Could personal data or sensitive attributes inadvertently creep into your feature set, and how would this distort bias measurement?
Sensitive attributes like race, ethnic origin, or socio-economic status of a neighborhood can make the model inadvertently discriminate if not handled carefully. Even if these attributes are excluded, proxy variables (like ZIP codes) could indirectly encode sensitive information. This can distort bias measurements by concealing underlying protected-group effects.
One approach is to identify potential proxy features, run fairness or bias audits (like disparate impact analysis) to see if certain subgroups are disproportionately affected, and possibly remove or transform features correlated with protected attributes. Pitfalls include overly aggressive feature removal, which can reduce model performance without truly solving the root cause of bias. A more nuanced approach might involve fairness constraints, re-weighting techniques, or adversarial debiasing to systematically neutralize the influence of sensitive variables.
How do you communicate bias findings to stakeholders (e.g., product owners, executives, and restaurant partners) who may not be familiar with technical metrics?
Effective communication of bias goes beyond presenting numbers. You may illustrate your findings using visual dashboards showing prediction errors across subgroups, color-coded maps indicating regions with higher residuals, or interactive timelines that track how bias changes over time. Employ plain language to describe “overestimation” or “underestimation” and relate it to practical outcomes such as driver wait times, customer dissatisfaction, or operational cost overruns.
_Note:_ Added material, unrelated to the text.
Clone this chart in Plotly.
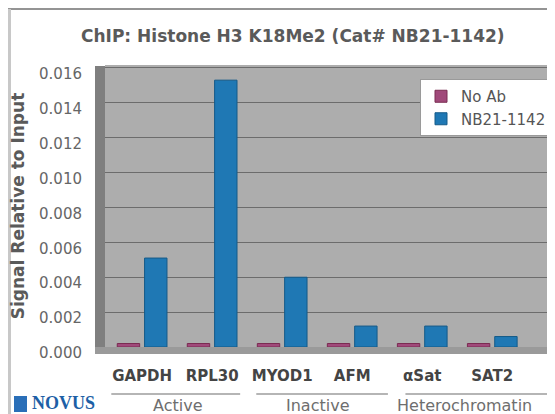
import plotly.graph_objects as go

# ---- data ----
categories = ["GAPDH", "RPL30", "MYOD1", "AFM", "αSat", "SAT2"]
no_ab = [0.0002, 0.0002, 0.0002, 0.0002, 0.0002, 0.0002]
nb21_1142 = [0.0051, 0.0153, 0.0040, 0.0012, 0.0012, 0.0006]
series_names = ["No Ab", "NB21-1142"]
groups = ["Active", "Inactive", "Heterochromatin"]
group_sizes = [2, 2, 2]
y_ticks = [0.000, 0.002, 0.004, 0.006, 0.008, 0.010, 0.012, 0.014, 0.016]
title_text = "ChIP: Histone H3 K18Me2 (Cat# NB21-1142)"
y_title = "Signal Relative to Input"

# The page body adds an 8px offset; layout below is expressed in window pixels.
OFF = 8
W, H = 555, 414
L, R, T, B = 105 - OFF, 0, 65 - OFF, H - (347 - OFF)
plot_w = W - L - R
plot_h = H - T - B


def sx(p):  # window pixel x -> paper x
    return (p - OFF - L) / plot_w


def sy(p):  # window pixel y -> paper y
    return (H - B - (p - OFF)) / plot_h


fig = go.Figure()
fig.add_trace(go.Bar(
    x=categories, y=no_ab, name=series_names[0],
    marker=dict(color="#a0497a", line=dict(color="#7a2c52", width=1)),
))
fig.add_trace(go.Bar(
    x=categories, y=nb21_1142, name=series_names[1],
    marker=dict(color="#1f78b4", line=dict(color="#145a88", width=1)),
))

shapes = []
annotations = []

# frame lines
shapes.append(dict(type="line", xref="paper", yref="paper", x0=sx(8), x1=sx(W + 10),
                   y0=sy(9), y1=sy(9), line=dict(color="#707070", width=1.5)))
shapes.append(dict(type="line", xref="paper", yref="paper", x0=sx(9.5), x1=sx(9.5),
                   y0=sy(9), y1=sy(H + 10), line=dict(color="#c8c8c8", width=3)))
# side wall and floor (3D look)
shapes.append(dict(type="rect", xref="paper", yref="paper", x0=sx(95), x1=sx(105),
                   y0=sy(353), y1=sy(66), fillcolor="#7f7f7f", line=dict(width=0), layer="below"))
shapes.append(dict(type="rect", xref="paper", yref="paper", x0=sx(95), x1=sx(W + 10),
                   y0=sy(354), y1=sy(347), fillcolor="#9a9a9a", line=dict(width=0), layer="below"))

# group lines and labels (positions computed from category indices)
start = 0
line_pad = [(-0.44, 0.4), (-0.37, 0.51), (-0.24, 1.2)]
label_off = [0.01, 0.01, 0.11]
for gi, (g, n) in enumerate(zip(groups, group_sizes)):
    a, b = start, start + n - 1
    shapes.append(dict(type="line", xref="x", yref="paper",
                       x0=a + line_pad[gi][0], x1=b + line_pad[gi][1],
                       y0=sy(394), y1=sy(394), line=dict(color="#b5b5b5", width=2)))
    annotations.append(dict(x=(a + b) / 2 + label_off[gi], y=sy(405), xref="x", yref="paper",
                            text=g, showarrow=False, yanchor="middle",
                            font=dict(family="DejaVu Sans", size=16, color="#6e6e6e")))
    start += n

# title
annotations.append(dict(x=sx(293), y=sy(36), xref="paper", yref="paper", text=title_text,
                        showarrow=False, yanchor="middle",
                        font=dict(family="DejaVu Sans", size=17, color="#5a5a5a", weight="bold")))
# logo
annotations.append(dict(x=sx(30), y=sy(403), xref="paper", yref="paper", xanchor="left",
                        text="<b>NOVUS</b>", showarrow=False, yanchor="middle",
                        font=dict(family="Liberation Serif", size=18, color="#1d5fa6")))
shapes.append(dict(type="rect", xref="paper", yref="paper", x0=sx(14), x1=sx(27),
                   y0=sy(412), y1=sy(396), fillcolor="#2a6fb8", line=dict(width=0)))

fig.update_layout(
    width=W, height=H,
    margin=dict(l=L, r=R, t=T, b=B, pad=0, autoexpand=False),
    paper_bgcolor="white",
    plot_bgcolor="#adadad",
    barmode="group",
    bargap=0.22,
    bargroupgap=0.18,
    showlegend=True,
    legend=dict(
        x=sx(552), y=sy(79), xanchor="right", yanchor="top",
        bgcolor="white", bordercolor="#9a9a9a", borderwidth=1,
        font=dict(family="DejaVu Sans", size=15, color="#555555"),
        itemwidth=30, tracegroupgap=0,
    ),
    shapes=shapes,
    annotations=annotations,
    xaxis=dict(
        type="category", range=[-0.53, 6.01], showgrid=False, zeroline=False,
        showline=False, ticks="", ticklabelstandoff=18, automargin=False,
        tickfont=dict(family="DejaVu Sans", size=15, color="#444444", weight="bold"),
    ),
    yaxis=dict(
        range=[0, 0.01617], tickvals=y_ticks, tickformat=".3f", automargin=False,
        showgrid=True, gridcolor="#6c6c6c", gridwidth=1, zeroline=False, showline=False,
        ticks="", ticklabelstandoff=22, ticklabelshift=6,
        tickfont=dict(family="DejaVu Sans", size=15, color="#666666"),
        title=dict(text=y_title, standoff=12,
                   font=dict(family="DejaVu Sans", size=17, color="#5a5a5a", weight="bold")),
    ),
)

fig.write_html("out.html")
One potential pitfall is providing an overwhelmingly technical explanation that leaves non-technical stakeholders unsure about the relevance. Another is oversimplifying, which could hide the complexity of underlying causes. Balancing clarity and accuracy is key—aligning your metrics (e.g., average residual, root mean squared error by subgroup) with real-world consequences fosters a shared understanding. This clarity is essential when deciding on potential interventions, resource allocation, or strategic pivots that address model bias.